Namun itu tidak cukup untuk menghadapi situasi mencekam di Wallachia
(sekarang bagian dari Rumania) saat itu. Pembantaian sudah menjadi
tontonan harian. Seorang raja yang semalam masih berkuasa, di pagi hari
kepalanya sudah diarak keliling kota oleh para pemberontak.
Pada usia 11 tahun, Dracula bersama adiknya, Radu, dikirim ke Turki.

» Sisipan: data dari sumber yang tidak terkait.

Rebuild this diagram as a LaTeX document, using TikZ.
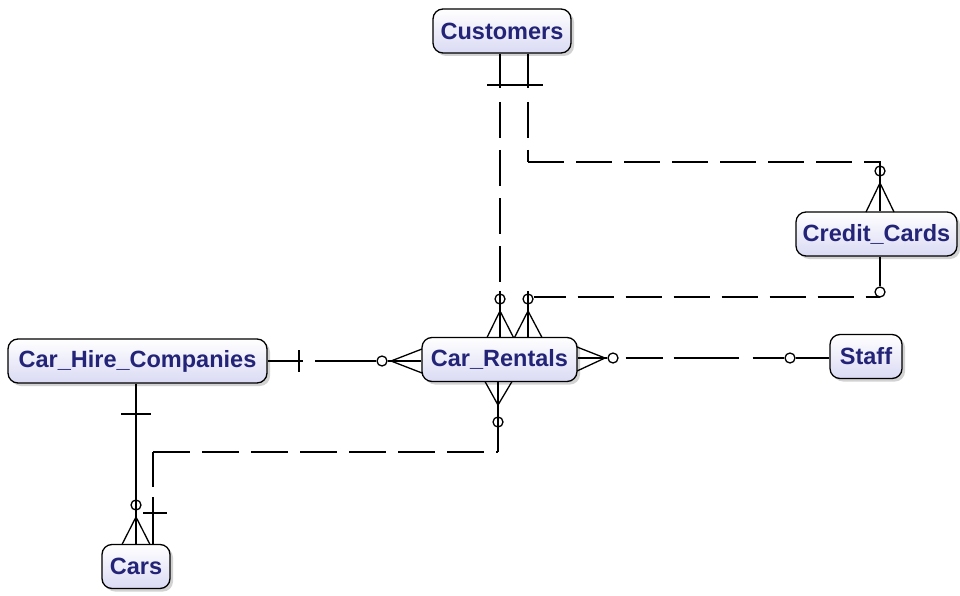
\documentclass[tikz,border=0pt]{standalone}
\usepackage{fontspec}
\setmainfont{Liberation Sans}
\usetikzlibrary{shadows}
\definecolor{navy}{RGB}{35,35,120}
\definecolor{lav}{RGB}{218,218,244}
\tikzset{
  ent/.style={draw=black, line width=1.3pt, rounded corners=10pt,
    top color=white, bottom color=lav,
    drop shadow={shadow xshift=3pt, shadow yshift=-3pt, opacity=0.35, fill=gray},
    text=navy, font=\fontsize{23.5}{26}\selectfont\bfseries,
    minimum height=44pt, inner sep=0pt},
  ln/.style={line width=1.3pt, black},
  rel/.style={line width=1.3pt, black, dash pattern=on 36pt off 12pt},
  opt/.style={draw, circle, line width=1.3pt, minimum size=10pt, inner sep=0pt}
}
\begin{document}
\begin{tikzpicture}[x=1pt,y=-1pt]
\fill[white] (0,0) rectangle (960,596);
\useasboundingbox (0,0) rectangle (960,596);

% entities
\node[ent, minimum width=138pt] (cust)  at (502,31)    {Customers};
\node[ent, minimum width=161pt] (cc)    at (876.5,234) {Credit\_Cards};
\node[ent, minimum width=155pt] (cr)    at (499.5,359.5) {Car\_Rentals};
\node[ent, minimum width=259pt] (chc)   at (137.5,361) {Car\_Hire\_Companies};
\node[ent, minimum width=72pt]  (staff) at (866,356.5) {Staff};
\node[ent, minimum width=68pt]  (cars)  at (136,566.5) {Cars};

% helper coordinates
\coordinate (xA) at (500,0);
\coordinate (xB) at (528,0);
\coordinate (xH) at (136,0);
\coordinate (xF) at (153,0);
\coordinate (yC) at (0,297);

% A: Customers -> Car_Rentals
\node[opt] (oA) at (500,299) {};
\draw[ln] (cust.south -| xA) -- (500,88);
\draw[rel] (500,102) -- (500,291);
\draw[ln] (500,291) -- (cr.north -| xA);
\draw[ln] (487,337.5) -- (500,311) -- (513.5,337.5);

% crossbar on Customers side (shared)
\draw[ln] (487,85) -- (543,85);

% B: Customers -> Credit_Cards
\node[opt] (oB) at (880,171) {};
\draw[ln] (cust.south -| xB) -- (528,88);
\draw[rel] (528,102) -- (528,162);
\draw[rel] (528,162) -- (880,162);
\draw[ln] (868,162) -- (880,162) -- (cc.north -| oB);
\draw[ln] (866,212) -- (880,183) -- (894,212);

% C: Credit_Cards -> Car_Rentals
\node[opt] (oC) at (528,299) {};
\node[opt] (oC2) at (880,292) {};
\draw[ln] (cc.south -| oC2) -- (oC2.north);
\draw[rel, dash pattern=on 32pt off 12pt on 36pt off 12pt on 36pt off 12pt on 36pt off 12pt on 36pt off 12pt on 36pt off 12pt on 36pt off 12pt on 36pt off 12pt] (oC.east |- yC) -- (880,297);
\draw[ln] (528,291) -- (cr.north -| xB);
\draw[ln] (514.5,337.5) -- (528,311) -- (542,337.5);

% D: Car_Hire_Companies -> Car_Rentals
\node[opt] (oD) at (382,361) {};
\draw[ln] (chc.east) -- (303,361);
\draw[ln] (299,350) -- (299,372);
\draw[ln] (315,361) -- (oD.west);
\draw[ln] (oD.east) -- (cr.west |- oD);
\draw[ln] (422,349) -- (391,361) -- (422,373);

% E: Car_Rentals -> Staff
\node[opt] (oE) at (613,358) {};
\node[opt] (oF) at (790,358) {};
\draw[ln] (cr.east |- oE) -- (oE.west);
\draw[ln] (577,347) -- (605,358) -- (577,371);
\draw[ln, dash pattern=on 0pt off 7pt on 37pt off 11pt on 65pt off 14pt on 40pt off 0pt] (oE.east) -- (oF.west);
\draw[ln] (oF.east) -- (staff.west |- oF);

% F: Car_Rentals -> Cars
\node[opt] (oG) at (498,422) {};
\draw[ln] (cr.south -| oG) -- (oG.south) -- (498,452);
\draw[ln] (485,381.5) -- (498,405) -- (512,381.5);
\draw[rel, dash pattern=on 37pt off 12pt] (153,452) -- (498,452);
\draw[ln] (153,452) -- (153,487);
\draw[ln] (153,497) -- (cars.north -| xF);
\draw[ln] (143,513) -- (167,513);

% G: Car_Hire_Companies -> Cars
\node[opt] (oH) at (136,505) {};
\draw[ln] (chc.south -| xH) -- (cars.north -| xH);
\draw[ln] (121,414) -- (151,414);
\draw[ln] (122,544.5) -- (136,517) -- (150,544.5);
\end{tikzpicture}
\end{document}
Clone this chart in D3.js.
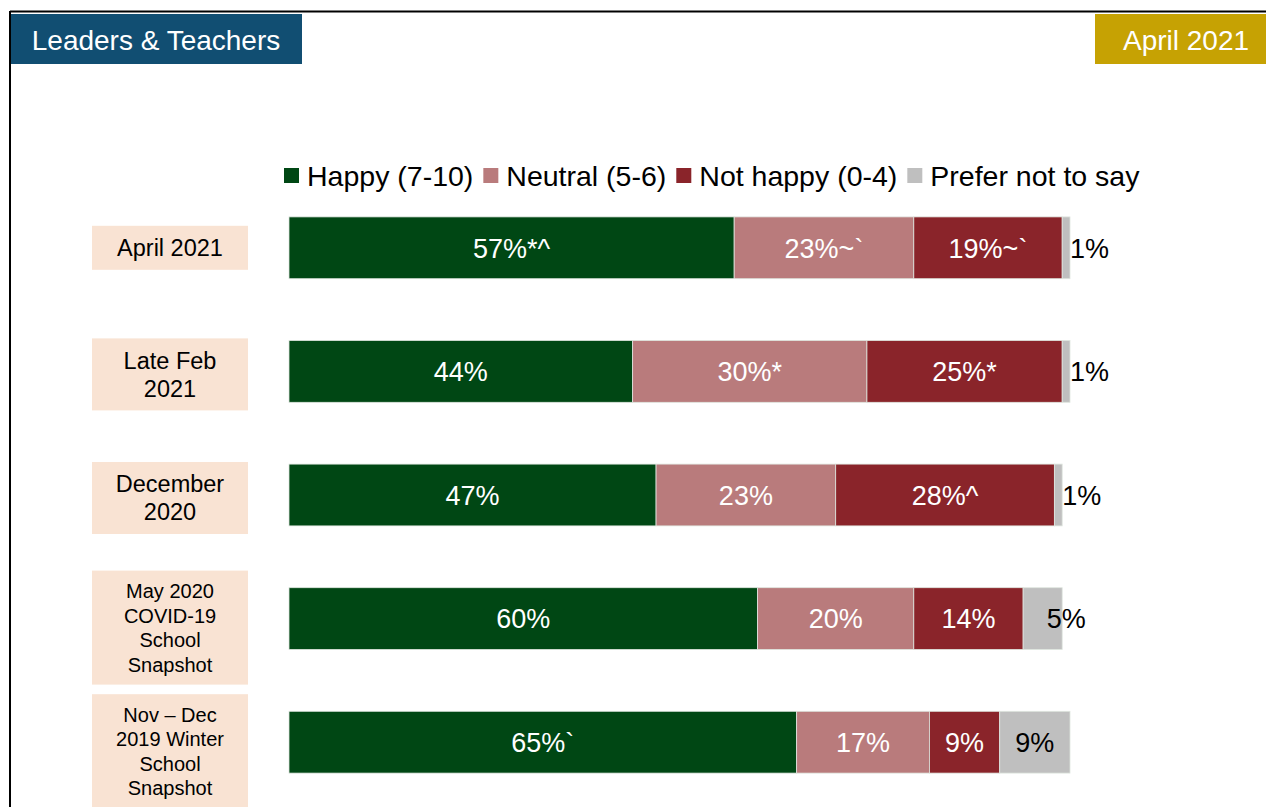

Hal ini dilakukan sang Ayah sebagai jaminan kesetiaannya kepada kerajaan
Turki Ustmani yang telah membantunya merebut tahta Wallachia dari
tangan Janos Hunyadi.
Selama di Turki, kakak beradik ini memeluk agama Islam, bahkan mereka
juga sekolah di madrasah untuk belajar ilmu agama. Tak seperti adiknya
yang tekun belajar, Dracula justru sering mencuri waktu untuk melihat
eksekusi hukuman mati di alun-alun.
Begitu senangnya dia melihat kepala-kepala tanpa badan dipancang di
ujung tombak sampai-sampai sehari saja tidak ada hukuman mati, dia
segera menangkap burung atau tikus, kemudian menyiksanya dengan tombak
kecil sampai mati.
Dengan status Muslimnya, Dracula mempunyai kesempatan belajar
kemiliteran pada para prajurit Turki yang terkenal andal dalam
berperang. Dalam waktu singkat dia bisa menguasai seni berperang Turki,
bahkan melebihi prajurit Turki lainnya.
Hal ini menarik perhatian Sultan Muhammad II (di Eropa disebut Sultan
Mehmed II). Hingga pada tahun 1448 M, menyusul kematian ayah dan
kakaknya, Mircea, yang dibunuh dalam kudeta yang diorganisir Janos
Hunyadi, Kerajaan Turki mengirim Dracula untuk merebut Wallachia dari
tangan salib Kerajaan Honggaria. Saat itu Dracula berusia 17 tahun.
Aksi Biadab Dracula
Dengan bantuan Turki, Dracula dapat merebut tahta
Wallachia. Setelah itu, sebagian besar pasukan kembali ke Turki dengan
menyisakan sebagian kecil di Wallachia. Tanpa pernah diduga, Dracula
murtad dan berkhianat. Dia menyatakan memisahkan diri dari Turki.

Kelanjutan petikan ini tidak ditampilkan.